L'uccisione di Khaled Asaad è un'altra drammatica scossa alle coscienze di tutto il mondo, atroce tassello del terrificante susseguirsi di barbarie ininterrotte ormai da troppo tempo: mentre impone agli occhi del mondo la sua efferata e indiscriminata violenza verso persone, luoghi fisici e simboli, l'IS avanza in un progetto politico espansivo che trova nel saccheggio e nel commercio illecito di reperti storici e archeologici una consistente e continua fonte di alimentazione
 
 
 
 
Orrore, devastazione e persecuzione affatto ciechi, dunque, ma prodotto di una lucida strategia accompagnata da un messaggio che risveglia paure ancestrali, quello del rastrellamento storico-culturale, della “pulizia ” irreversibile, sistematicamente volta a cancellare ogni traccia della memoria di popoli e culture. La damnatio memoriae come arma di distruzione della civiltà, il terrorismo culturale come strumento di feroce oppressione realizzata attraverso lo smantellamento dell'immaginario che i beni culturali contribuiscono a definire per le comunità, attraverso il quale esse si riconoscono e si raccontano al mondo.
 
Khaled Asaad non è solo morto da eroe: è vissuto come tale. La sua orribile fine, probabilmente seguita alla tortura per ottenere informazioni su reperti nascosti, risuona come la più brutale e simbolica delle espressioni della volontà di cancellare, in ogni loro forma, tracce di Umanità.
Al “custode di Palmira”, che neanche sotto le ripetute minacce ha voluto abbandonare i luoghi cui ha dedicato il suo infaticabile impegno, venendo per questo riconosciuto in tutto il mondo come il più autorevole degli esperti di quelle civiltà, oggi il mondo deve profondo cordoglio, rispetto, ricordo.
 
Ma non può bastare. Il suo sacrificio deve far superare ogni indecisione e spingere la comunità internazionale a intervenire.
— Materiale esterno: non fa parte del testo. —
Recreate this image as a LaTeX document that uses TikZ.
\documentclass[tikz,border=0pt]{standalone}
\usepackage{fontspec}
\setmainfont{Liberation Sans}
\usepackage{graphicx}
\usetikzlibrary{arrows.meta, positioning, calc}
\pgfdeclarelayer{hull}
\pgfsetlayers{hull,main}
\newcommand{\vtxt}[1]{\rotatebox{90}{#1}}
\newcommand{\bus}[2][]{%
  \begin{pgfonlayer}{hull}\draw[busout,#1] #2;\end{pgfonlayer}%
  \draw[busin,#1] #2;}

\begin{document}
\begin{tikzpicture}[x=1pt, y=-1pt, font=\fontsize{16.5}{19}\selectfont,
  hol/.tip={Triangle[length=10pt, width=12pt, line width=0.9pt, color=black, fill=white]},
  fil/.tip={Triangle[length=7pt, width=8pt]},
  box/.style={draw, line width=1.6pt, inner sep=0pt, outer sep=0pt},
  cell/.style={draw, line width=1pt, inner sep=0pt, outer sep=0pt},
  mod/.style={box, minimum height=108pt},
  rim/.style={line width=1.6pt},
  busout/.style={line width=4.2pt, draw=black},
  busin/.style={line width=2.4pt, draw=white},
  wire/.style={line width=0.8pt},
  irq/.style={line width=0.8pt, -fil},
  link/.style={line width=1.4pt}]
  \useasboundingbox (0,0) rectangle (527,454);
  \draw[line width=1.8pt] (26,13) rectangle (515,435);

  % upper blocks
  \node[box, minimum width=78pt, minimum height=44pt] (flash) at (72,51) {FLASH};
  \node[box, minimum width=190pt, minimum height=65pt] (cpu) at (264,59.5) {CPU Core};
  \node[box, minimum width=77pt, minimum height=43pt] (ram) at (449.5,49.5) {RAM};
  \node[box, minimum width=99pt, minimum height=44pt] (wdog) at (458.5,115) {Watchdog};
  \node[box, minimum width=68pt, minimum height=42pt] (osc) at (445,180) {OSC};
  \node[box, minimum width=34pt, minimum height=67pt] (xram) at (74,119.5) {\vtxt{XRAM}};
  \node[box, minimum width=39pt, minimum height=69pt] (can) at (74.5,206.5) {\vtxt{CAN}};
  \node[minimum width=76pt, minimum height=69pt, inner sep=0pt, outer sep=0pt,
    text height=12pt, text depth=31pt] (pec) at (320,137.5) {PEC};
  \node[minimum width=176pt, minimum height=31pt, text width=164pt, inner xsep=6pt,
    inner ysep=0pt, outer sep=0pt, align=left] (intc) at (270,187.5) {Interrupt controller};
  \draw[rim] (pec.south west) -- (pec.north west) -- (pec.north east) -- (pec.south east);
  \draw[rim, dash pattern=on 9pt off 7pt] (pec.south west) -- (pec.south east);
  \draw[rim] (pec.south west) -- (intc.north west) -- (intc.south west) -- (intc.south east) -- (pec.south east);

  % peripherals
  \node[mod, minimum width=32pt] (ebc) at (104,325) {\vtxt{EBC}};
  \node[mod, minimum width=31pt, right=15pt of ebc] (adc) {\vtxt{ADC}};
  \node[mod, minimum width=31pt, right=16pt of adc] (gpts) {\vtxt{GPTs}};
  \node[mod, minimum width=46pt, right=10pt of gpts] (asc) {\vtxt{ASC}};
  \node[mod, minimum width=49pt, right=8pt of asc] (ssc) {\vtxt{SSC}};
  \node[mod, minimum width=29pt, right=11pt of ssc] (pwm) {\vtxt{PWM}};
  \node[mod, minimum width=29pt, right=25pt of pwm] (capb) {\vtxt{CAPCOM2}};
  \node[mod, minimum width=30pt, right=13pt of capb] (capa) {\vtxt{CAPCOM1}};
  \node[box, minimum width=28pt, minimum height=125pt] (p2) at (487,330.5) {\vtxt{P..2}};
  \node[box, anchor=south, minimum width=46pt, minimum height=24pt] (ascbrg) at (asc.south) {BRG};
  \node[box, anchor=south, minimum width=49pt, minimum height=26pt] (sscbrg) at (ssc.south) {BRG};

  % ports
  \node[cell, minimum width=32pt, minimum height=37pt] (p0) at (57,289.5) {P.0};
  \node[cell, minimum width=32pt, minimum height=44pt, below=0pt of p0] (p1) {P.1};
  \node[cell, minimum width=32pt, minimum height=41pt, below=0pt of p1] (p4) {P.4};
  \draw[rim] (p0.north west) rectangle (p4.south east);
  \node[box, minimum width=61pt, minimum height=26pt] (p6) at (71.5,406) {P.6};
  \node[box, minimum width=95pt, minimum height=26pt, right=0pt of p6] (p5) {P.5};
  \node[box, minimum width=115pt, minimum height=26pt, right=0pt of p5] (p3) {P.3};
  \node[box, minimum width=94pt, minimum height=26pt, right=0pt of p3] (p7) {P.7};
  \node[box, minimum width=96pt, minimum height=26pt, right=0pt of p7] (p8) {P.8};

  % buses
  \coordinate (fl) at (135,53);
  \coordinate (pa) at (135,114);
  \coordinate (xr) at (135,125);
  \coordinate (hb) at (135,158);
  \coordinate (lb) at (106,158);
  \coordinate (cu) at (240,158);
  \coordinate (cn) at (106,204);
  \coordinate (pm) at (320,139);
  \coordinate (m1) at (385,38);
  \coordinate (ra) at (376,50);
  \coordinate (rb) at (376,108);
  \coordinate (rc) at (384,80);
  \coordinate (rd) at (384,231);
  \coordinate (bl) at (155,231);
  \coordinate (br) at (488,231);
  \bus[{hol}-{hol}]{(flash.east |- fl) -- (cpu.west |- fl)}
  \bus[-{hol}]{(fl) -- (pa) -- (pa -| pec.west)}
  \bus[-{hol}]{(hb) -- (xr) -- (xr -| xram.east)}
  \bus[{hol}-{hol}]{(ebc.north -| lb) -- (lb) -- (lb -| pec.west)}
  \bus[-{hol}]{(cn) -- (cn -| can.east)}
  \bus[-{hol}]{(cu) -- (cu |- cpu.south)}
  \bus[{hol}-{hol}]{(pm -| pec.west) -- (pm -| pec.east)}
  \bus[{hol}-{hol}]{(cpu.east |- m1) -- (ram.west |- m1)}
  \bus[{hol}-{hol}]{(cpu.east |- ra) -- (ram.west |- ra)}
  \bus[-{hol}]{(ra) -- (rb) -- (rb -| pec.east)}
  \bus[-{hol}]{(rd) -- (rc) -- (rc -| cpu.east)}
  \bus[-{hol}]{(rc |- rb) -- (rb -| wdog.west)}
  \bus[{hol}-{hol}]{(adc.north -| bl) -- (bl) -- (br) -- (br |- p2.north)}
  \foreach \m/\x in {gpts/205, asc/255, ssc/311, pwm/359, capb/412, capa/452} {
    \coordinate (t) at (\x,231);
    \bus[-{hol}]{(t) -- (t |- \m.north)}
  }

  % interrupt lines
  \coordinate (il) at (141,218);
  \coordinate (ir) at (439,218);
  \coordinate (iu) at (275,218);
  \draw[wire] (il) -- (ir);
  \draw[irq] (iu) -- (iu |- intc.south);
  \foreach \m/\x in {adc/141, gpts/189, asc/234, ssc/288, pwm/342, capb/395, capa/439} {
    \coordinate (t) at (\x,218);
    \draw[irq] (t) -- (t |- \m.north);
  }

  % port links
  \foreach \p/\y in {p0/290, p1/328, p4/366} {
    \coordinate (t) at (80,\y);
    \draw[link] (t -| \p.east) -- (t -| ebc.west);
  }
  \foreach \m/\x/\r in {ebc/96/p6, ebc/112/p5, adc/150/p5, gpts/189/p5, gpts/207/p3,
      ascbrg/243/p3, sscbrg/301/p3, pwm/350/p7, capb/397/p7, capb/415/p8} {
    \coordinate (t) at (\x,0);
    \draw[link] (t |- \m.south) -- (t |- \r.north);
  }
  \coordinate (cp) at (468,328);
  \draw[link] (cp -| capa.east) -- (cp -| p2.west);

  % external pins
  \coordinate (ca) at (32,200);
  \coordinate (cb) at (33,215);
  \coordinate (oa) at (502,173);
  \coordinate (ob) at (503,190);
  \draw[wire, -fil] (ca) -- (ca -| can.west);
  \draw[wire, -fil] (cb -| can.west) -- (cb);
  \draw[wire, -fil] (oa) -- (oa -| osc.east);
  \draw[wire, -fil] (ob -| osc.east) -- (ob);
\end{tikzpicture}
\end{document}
Ai ripetuti appelli dell'UNESCO in difesa del patrimonio dell'umanità, quindi, non si può che rispondere con l'istituzione di una task force presso l'ONU che si occupi di tutelare il patrimonio culturale in situazioni di crisi e conflitto come quella che attraversa oggi il Medioriente e il Nord- Africa.
 
In seno ad essa, il nostro Paese, per l'esperienza maturata nella tutela e nella conservazione dei beni culturali e nell'intervento in situazioni emergenziali (si pensi, nel caso delle calamità naturali, agli effetti dei terremoti in Umbria, Marche e Abruzzo) - in combinazione con un'attenta pianificazione concordata a livello internazionale - potrebbe rappresentare la sede per un'agenzia per la salvaguardia del patrimonio culturale mondiale, che lavori alla protezione dal rischio, alla prevenzione e al restauro impiegando la sua expertise nel recupero del genius loci, dell'immaginario e delle tradizioni dei popoli che trovano espressione nei beni storico-artistici.
 
Proponiamo quindi l'istituzione di una vera e propria Agenzia, che vogliamo chiamare simbolicamente Phoenix,  che dovrebbe collaborare con UNESCO per guidare buone pratiche di gestione dei beni culturali in situazione di crisi, chiamando a raccolta studiosi ed economisti, esperti di conflitti e protezione civile di tutto il mondo, con un focus specifico sui Paesi interessati da conflitti e da processi di democratizzazione recenti o non completamente compiuti, che si confrontano oggi con nuovi approcci alla loro storia e al loro patrimonio.
Un organismo super partes, di cruciale portata politica anche per la opportunità che offre di contribuire a porre le basi per una nuova policy basata sul dialogo ed il rispetto culturale tra le popolazioni, utile anche a mediazioni che spesso non riescono a trovare terreni comuni in altri ambiti.
 
Lo si deve oggi al sacrificio di Khaled Asaad, e nessuna esitazione è ammessa come testimonia solo ieri, a distanza di poche ore, la distruzione del millenario Monastero di Mar Elian in Siria. Lo si deve all'umanità intera, prima che l'orrore colpisca ancora e infligga a noi tutti una nuova, insanabile perdita.